The atelier behind the polish
Raymond founded her namesake New York City atelier in 2015 after nearly a decade at Van Cleef & Arpels, and that background is legible in the collection’s finish and control. She also brings experience at Cartier and JAR, a lineage that helps explain why the work feels rooted in fine jewelry tradition even when the palette is unconventional.
That sensibility extends to the way the house presents itself. Briony Raymond’s by-appointment atelier occupies 4,000 square feet in Midtown Manhattan’s Fuller Building, and the space is salon-like, designed to immerse clients in art, antiques and a joyful buying experience.
What the price tells you about the work
The pricing on Carousel places it firmly in the upper tier of contemporary fine jewelry, but the numbers make sense when you look at the construction. Rings on the brand’s site range from $6,400 for the Double Onyx & Diamond Checkerboard Ring to $17,250 for a Gold & Diamond Cocktail Ring and $18,500 for the Coral, Mother of Pearl & Diamond Cocktail Ring. The spread suggests that scale, material combination and complexity in the layout all carry weight, not just carat count.

The earrings follow the same logic. A Carousel Malachite & Diamond pair is listed at $11,400, while Coral & Diamond Earrings are priced at $11,850 and Jumbo Carousel Coral & Diamond Earrings reach $17,800.
What minimalists can borrow from Carousel
For anyone drawn to pared-back jewelry, Carousel offers a useful template for wearing stronger materials without losing discipline. The lesson is not to avoid color, but to choose color that is framed and contained. A single ring or one pair of earrings can carry an entire look when the design is this resolved.

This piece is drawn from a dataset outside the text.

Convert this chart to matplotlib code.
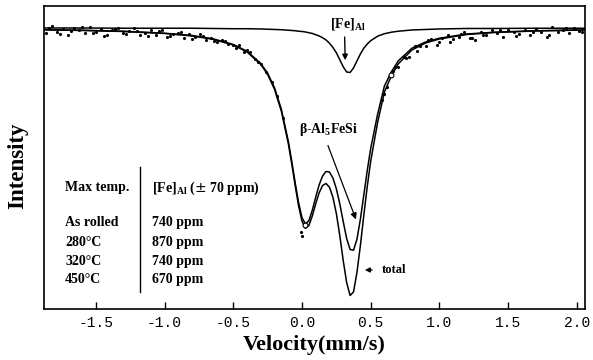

- Choose one dominant material story, such as onyx and diamond or malachite and diamond, rather than mixing too many colors at once.
- Let geometry lead. Checkerboard patterns and puzzle-like layouts create rhythm without extra decoration.
- Favor polished metal and clean edges, since shine can make even saturated stones feel refined.
- Keep the rest of the look simple so the piece reads as a focal object, not an accessory afterthought.
Her jewelry has appeared on the Met Gala red carpet in recent years and in other celebrity placements, which means the brand already understands how to make a piece read in public, at distance and under scrutiny.